Sirisena and Wickremesinghe have tried to appease the fascistic BBS and other Sinhala chauvinists, hoping to undercut the communalists’ relations with Rajapakse, while using their divisive campaigns to distract growing opposition among working people.
In January last year, for example, Sirisena met with BBS secretary Gnanasara and other members of the organisation. Gnanasara said they briefed the president about “threats to Sri Lankan Buddhists from global Islamic extremists.” He said Sirisena would heed his complaints about “Muslim ministers” and “Tamil separatists” who opposed the settlement of Sinhalese in Tamil majority areas. Gnanasara said Sirisena promised to inform the “army chief to take speedy action in this regard.”
Sirisena and Wickremesinghe are no opponents of chauvinism. They backed the war against the separatist Liberation Tigers of Tamil Eelam and boast that, with the help of the US, the European powers and India, they stopped an international war crimes probe and saved the military “war heroes” who won the communal war.

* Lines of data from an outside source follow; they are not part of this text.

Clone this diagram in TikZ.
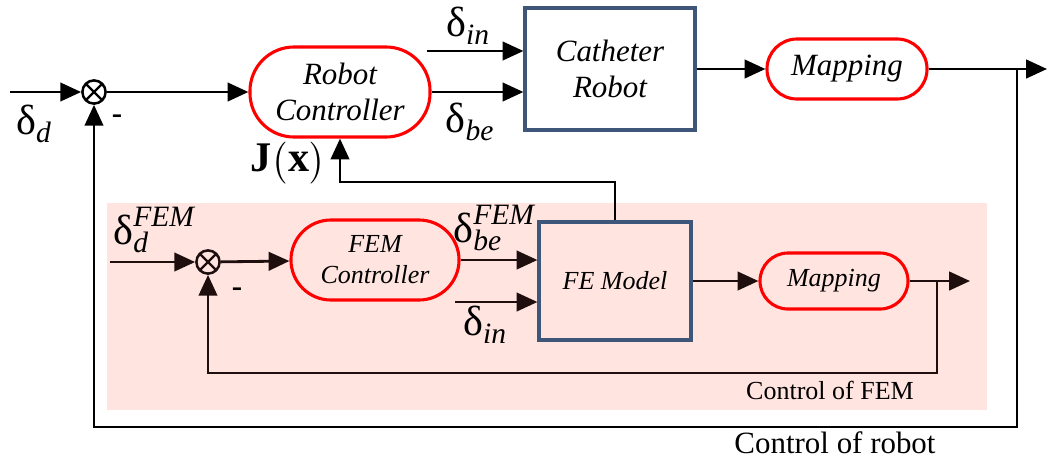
\documentclass[tikz,border=0pt]{standalone}
\usepackage{amsmath}
\usepackage{fontspec}
\setmainfont{Liberation Serif}
\usetikzlibrary{arrows.meta}
\definecolor{boxblue}{RGB}{62,86,122}
\definecolor{fempink}{RGB}{255,228,224}
\definecolor{femline}{RGB}{30,14,14}
\newcommand{\dl}{\text{\upshape δ}}
\newcommand{\sub}[1]{\text{\itshape #1}}
\tikzset{
  arr/.style={line width=2pt,-{Triangle[length=5.2mm,width=4.6mm]}},
  ctrl/.style={draw=red,line width=2.2pt,align=center,inner sep=0pt},
  blockbox/.style={draw=boxblue,line width=2.2pt,align=center,inner sep=0pt},
  sumnode/.style={circle,draw,line width=1.8pt,minimum size=0.58cm,inner sep=0pt,
    path picture={\draw[line width=1.6pt] (path picture bounding box.north west) -- (path picture bounding box.south east)
      (path picture bounding box.north east) -- (path picture bounding box.south west);}},
  topfont/.style={font=\fontsize{22}{26}\selectfont\itshape},
  lowfont/.style={font=\fontsize{18.5}{22}\selectfont\itshape},
  sig/.style={font=\fontsize{30}{34}\selectfont}
}
\begin{document}
\begin{tikzpicture}[x=0.025cm,y=-0.025cm]
		\useasboundingbox (0,0) rectangle (1049,463);
		\fill[fempink] (107,203) rectangle (987,410);
		% robot loop
		\node[sumnode] (s1) at (94,92) {};
		\coordinate (in1) at (10,92);
		\node[ctrl,topfont,minimum width=4.5cm,minimum height=2.25cm,rounded corners=1.1cm] (rc) at (340,92) {Robot\\Controller};
		\node[blockbox,topfont,minimum width=4.25cm,minimum height=3.05cm] (cr) at (610,69) {Catheter\\Robot};
		\node[ctrl,topfont,minimum width=4cm,minimum height=1.5cm,rounded corners=0.75cm] (map1) at (847,69) {Mapping};
		\coordinate (din1) at (427,51);
		\coordinate (out1) at (1047,69);
		\coordinate (fb1) at (1017,69);
		\coordinate (fb1c) at (1017,427);
		\draw[arr] (in1) -- (s1);
		\draw[arr] (s1) -- (rc);
		\draw[arr] (din1) -- (din1 -| cr.west);
		\draw[arr] (rc.east) -- (rc.east -| cr.west);
		\draw[arr] (cr.east) -- (map1);
		\draw[arr] (map1.east) -- (out1);
		\draw[arr] (fb1) -- (fb1c) -| (s1.south);
		% FEM loop
		\node[sumnode,draw=femline] (s2) at (208,262) {};
		\coordinate (in2) at (110,262);
		\node[ctrl,lowfont,minimum width=4.2cm,minimum height=2cm,rounded corners=1cm] (fc) at (375,260) {FEM\\Controller};
		\node[blockbox,lowfont,minimum width=3.8cm,minimum height=2.95cm] (fe) at (615,281) {FE Model};
		\node[ctrl,lowfont,minimum width=3.7cm,minimum height=1.4cm,rounded corners=0.7cm] (map2) at (834,281) {Mapping};
		\coordinate (din2) at (455,302);
		\coordinate (out2) at (970,281);
		\coordinate (fb2) at (937,281);
		\coordinate (fb2c) at (937,373);
		\coordinate (jx) at (340,182);
		\begin{scope}[femline]
		\draw[arr] (in2) -- (s2);
		\draw[arr] (s2) -- (fc);
		\draw[arr] (fc.east) -- (fc.east -| fe.west);
		\draw[arr] (din2) -- (din2 -| fe.west);
		\draw[arr] (fe.east) -- (map2);
		\draw[arr] (map2.east) -- (out2);
		\draw[arr] (fb2) -- (fb2c) -| (s2.south);
		\end{scope}
		\draw[arr] (fe.north) |- (jx) -- (rc.south);
		% labels
		\foreach \x/\y in {117/119,237/292} \node[font=\fontsize{22}{24}\selectfont\bfseries] at (\x,\y) {-};
		\node[sig] (ld1) at (34,124) {$\dl_{\sub{d}}$};
		\node[sig] (lin1) at (468,26) {$\dl_{\sub{in}}$};
		\node[sig] (lbe1) at (470,122) {$\dl_{\sub{be}}$};
		\node[font=\fontsize{30}{34}\selectfont,inner sep=0pt] (ljx) at (288,163) {$\mathbf{J}\bigl(\mathbf{x}\bigr)$};
		\node[sig] (ld2) at (154,230) {$\dl_{\sub{d}}^{\sub{FEM}}$};
		\node[sig] (lbe2) at (494,228) {$\dl_{\sub{be}}^{\sub{FEM}}$};
		\node[sig] (lin2) at (485,325) {$\dl_{\sub{in}}$};
		\node[font=\fontsize{18.5}{22}\selectfont] (lfem) at (830,390) {Control of FEM};
		\node[font=\fontsize{22}{26}\selectfont] (lrob) at (835,443) {Control of robot};
	\end{tikzpicture}
\end{document}
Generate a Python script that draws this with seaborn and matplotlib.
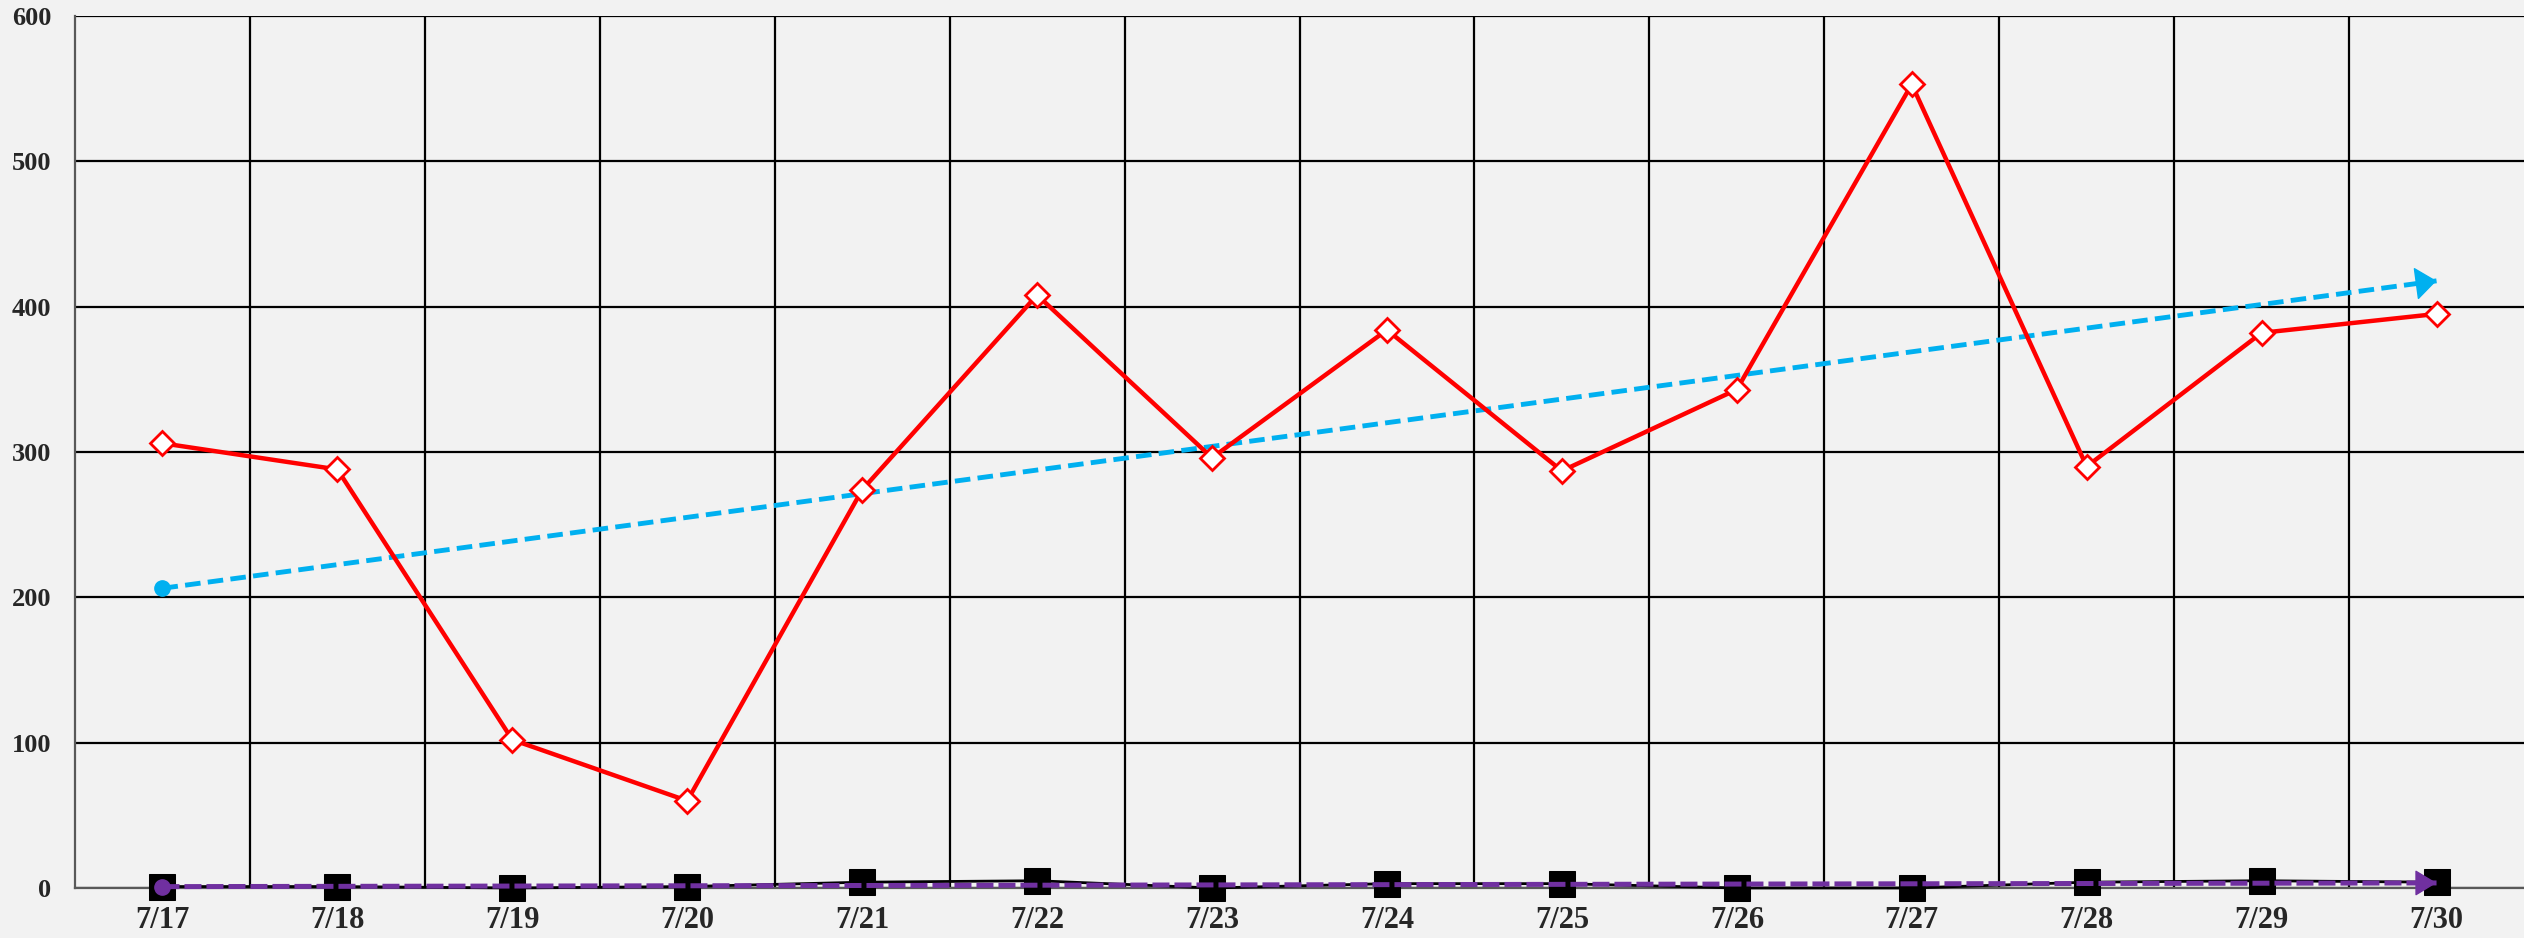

The government is mired in deep political and economic crisis. Battered by the global downturn, declining exports, debt repayment problems and falling economic growth, it is implementing International Monetary Fund austerity measures. These social attacks have fuelled struggles by workers, rural poor and students.
The administration, which increasingly relies on the military, is preparing for dictatorial forms of rule. After meeting with several MPs last week about the BBS attacks, Sirisena declared that if the police could not control the situation he would mobilise the military to curb the violence. The government is also preparing to pass new anti-democratic “counter-terrorism” laws.
In their efforts to bring down the Sirisena-Wickremesinghe administration, Rajapakse and his faction are continuing to whip up anti-Tamil chauvinism. They accused the government of betraying the military victory and the country to the separatist LTTE. Like the government, Rajapakse’s real concern is the developing unrest among workers and poor.
These developments are a warning to workers, youth and the poor. Pseudo-left forces, such as the Nava Sama Samaja Party, United Socialist Party and Front Line Socialist Party, and the trade unions, which directly or indirectly helped install Sirisena and Wickremesinghe, are politically responsible for the situation now facing working people.
The working class can combat the dangers that lie ahead only by breaking from every faction of the bourgeoisie, establishing its political independence and leading the rural poor and youth in the struggle for a socialist and internationalist program.